THE EXERCISE: Show every line in the records below that contains the word "with".

STORED ROWS:
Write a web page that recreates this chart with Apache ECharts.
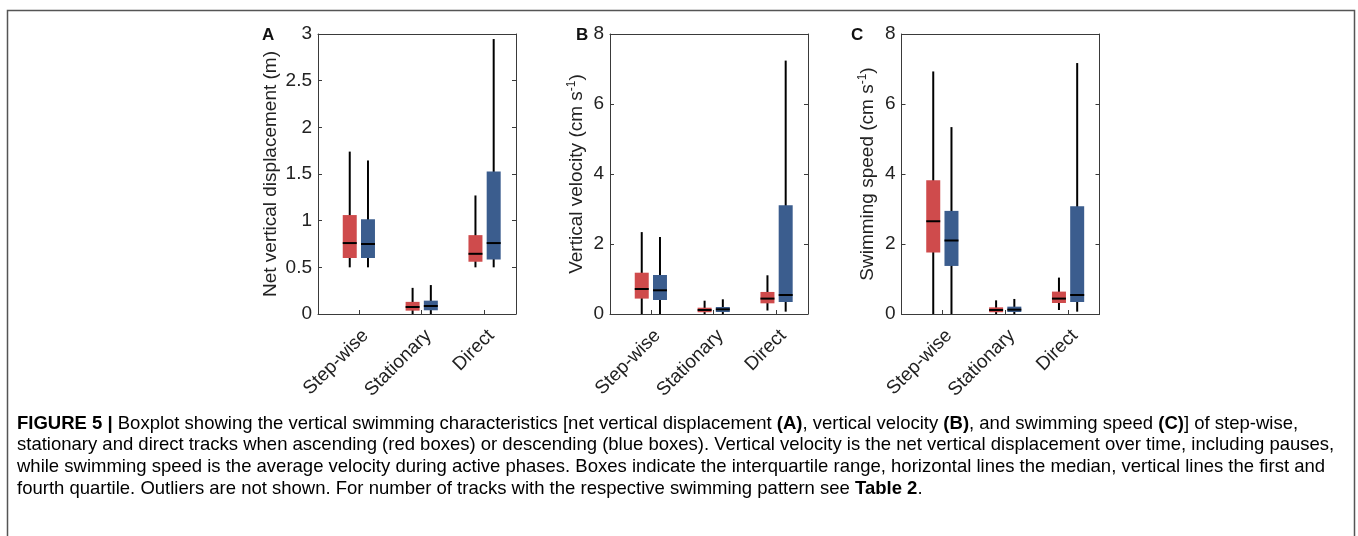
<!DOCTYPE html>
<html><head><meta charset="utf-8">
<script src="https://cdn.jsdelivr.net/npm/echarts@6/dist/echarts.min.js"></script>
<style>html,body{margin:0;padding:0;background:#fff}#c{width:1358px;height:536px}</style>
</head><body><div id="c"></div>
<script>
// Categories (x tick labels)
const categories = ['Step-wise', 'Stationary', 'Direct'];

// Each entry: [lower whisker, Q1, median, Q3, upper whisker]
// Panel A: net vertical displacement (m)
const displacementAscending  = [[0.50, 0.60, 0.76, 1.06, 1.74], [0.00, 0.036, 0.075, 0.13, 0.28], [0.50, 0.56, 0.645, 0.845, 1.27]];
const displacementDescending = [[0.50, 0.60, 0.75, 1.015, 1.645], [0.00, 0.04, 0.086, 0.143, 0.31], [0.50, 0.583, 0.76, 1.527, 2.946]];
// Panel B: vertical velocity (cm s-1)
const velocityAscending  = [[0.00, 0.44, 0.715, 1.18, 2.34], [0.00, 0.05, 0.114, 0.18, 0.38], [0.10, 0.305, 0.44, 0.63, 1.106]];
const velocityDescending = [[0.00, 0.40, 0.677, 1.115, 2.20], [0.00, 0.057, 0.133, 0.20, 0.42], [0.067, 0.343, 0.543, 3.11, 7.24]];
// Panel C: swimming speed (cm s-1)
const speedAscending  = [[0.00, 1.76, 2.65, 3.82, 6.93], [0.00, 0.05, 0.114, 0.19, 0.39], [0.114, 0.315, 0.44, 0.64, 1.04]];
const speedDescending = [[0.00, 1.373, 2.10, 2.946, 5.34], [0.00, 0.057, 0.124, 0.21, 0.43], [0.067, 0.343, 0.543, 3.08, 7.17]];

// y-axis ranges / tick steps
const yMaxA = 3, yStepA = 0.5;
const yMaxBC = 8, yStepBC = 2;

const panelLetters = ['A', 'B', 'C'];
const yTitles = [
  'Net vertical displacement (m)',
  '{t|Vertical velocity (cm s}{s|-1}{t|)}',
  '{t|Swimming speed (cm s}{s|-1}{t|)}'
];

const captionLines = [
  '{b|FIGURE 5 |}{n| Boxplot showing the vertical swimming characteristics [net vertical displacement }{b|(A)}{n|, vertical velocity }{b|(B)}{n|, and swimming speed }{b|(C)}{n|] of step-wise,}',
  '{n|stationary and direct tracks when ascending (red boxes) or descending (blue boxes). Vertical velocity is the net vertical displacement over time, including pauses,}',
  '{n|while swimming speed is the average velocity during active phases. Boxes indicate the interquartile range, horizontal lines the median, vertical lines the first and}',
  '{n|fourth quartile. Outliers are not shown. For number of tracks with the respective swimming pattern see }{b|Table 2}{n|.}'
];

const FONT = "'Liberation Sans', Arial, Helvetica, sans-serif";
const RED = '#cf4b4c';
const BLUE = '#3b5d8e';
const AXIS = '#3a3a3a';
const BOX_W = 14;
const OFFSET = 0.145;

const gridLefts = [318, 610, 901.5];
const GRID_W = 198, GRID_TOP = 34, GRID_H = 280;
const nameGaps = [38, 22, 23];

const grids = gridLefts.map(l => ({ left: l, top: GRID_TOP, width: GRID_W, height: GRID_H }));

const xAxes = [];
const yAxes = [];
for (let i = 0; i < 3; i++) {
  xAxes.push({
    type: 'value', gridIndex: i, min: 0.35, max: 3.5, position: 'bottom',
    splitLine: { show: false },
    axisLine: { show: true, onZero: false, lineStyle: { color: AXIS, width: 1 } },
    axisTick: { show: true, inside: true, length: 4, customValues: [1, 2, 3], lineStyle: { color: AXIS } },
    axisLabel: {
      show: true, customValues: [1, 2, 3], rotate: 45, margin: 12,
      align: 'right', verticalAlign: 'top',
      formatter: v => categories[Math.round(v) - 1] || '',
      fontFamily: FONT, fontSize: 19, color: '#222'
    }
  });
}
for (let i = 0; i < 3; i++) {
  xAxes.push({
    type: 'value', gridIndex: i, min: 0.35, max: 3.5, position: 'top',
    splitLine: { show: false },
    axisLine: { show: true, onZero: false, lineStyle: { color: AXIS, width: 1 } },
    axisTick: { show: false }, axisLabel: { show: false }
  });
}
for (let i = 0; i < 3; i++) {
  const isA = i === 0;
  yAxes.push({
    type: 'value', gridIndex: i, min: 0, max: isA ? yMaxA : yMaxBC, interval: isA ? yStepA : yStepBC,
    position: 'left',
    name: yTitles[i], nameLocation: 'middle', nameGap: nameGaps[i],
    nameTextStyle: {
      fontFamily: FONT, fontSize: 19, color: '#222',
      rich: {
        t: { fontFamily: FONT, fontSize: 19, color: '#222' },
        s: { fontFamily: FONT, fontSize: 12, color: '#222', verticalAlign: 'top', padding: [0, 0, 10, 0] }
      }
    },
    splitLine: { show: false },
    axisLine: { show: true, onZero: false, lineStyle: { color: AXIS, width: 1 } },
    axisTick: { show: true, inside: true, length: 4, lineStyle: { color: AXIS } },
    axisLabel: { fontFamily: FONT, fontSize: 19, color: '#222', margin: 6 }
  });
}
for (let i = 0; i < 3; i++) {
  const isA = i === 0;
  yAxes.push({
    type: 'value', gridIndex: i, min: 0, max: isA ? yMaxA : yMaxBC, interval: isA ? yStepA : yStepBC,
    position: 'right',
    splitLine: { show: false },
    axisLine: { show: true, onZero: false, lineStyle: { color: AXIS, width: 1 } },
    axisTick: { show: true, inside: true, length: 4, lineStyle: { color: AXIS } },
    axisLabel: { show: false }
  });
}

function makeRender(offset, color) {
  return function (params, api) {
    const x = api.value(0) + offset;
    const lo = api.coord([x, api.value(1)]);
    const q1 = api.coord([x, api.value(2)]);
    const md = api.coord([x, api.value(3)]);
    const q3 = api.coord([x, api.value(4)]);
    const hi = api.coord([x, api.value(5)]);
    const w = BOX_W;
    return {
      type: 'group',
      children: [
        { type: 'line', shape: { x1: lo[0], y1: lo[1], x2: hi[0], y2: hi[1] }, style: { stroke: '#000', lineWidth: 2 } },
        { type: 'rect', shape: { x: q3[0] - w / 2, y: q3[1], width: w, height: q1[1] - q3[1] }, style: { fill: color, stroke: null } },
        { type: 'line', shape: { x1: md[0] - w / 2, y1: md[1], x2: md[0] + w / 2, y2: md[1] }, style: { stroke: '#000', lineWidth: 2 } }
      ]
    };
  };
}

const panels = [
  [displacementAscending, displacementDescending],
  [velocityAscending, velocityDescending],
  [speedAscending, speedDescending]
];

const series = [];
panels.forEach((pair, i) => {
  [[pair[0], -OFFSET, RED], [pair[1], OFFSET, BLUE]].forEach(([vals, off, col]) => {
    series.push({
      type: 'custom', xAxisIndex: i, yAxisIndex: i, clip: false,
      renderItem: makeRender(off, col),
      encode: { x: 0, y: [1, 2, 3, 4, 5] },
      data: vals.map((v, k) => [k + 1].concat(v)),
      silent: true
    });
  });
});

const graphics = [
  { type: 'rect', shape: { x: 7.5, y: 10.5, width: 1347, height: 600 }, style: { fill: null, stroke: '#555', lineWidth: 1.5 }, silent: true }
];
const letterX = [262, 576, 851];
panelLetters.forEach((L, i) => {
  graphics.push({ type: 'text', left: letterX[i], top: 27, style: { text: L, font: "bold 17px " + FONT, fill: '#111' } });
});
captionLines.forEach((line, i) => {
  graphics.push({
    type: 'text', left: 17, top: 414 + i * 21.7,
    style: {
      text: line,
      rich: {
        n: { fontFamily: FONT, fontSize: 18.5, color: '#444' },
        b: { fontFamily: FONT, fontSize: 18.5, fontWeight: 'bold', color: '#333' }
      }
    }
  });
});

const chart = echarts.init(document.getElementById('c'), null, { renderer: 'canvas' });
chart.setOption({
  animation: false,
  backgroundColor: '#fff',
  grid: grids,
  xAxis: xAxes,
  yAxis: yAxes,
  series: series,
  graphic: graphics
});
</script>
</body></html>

==

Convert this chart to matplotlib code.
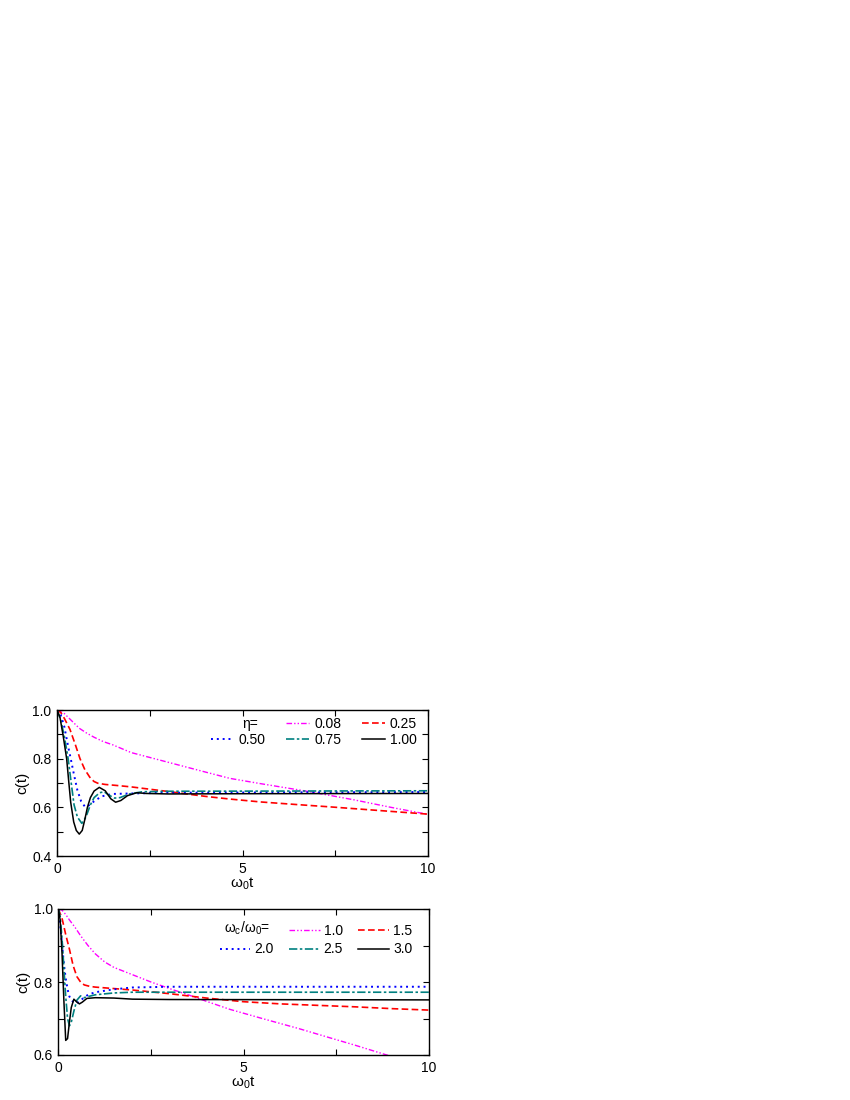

RIGHT ANSWER:
Write a web page that recreates this chart with Apache ECharts.
  '{n|fourth quartile. Outliers are not shown. For number of tracks with the respective swimming pattern see }{b|Table 2}{n|.}'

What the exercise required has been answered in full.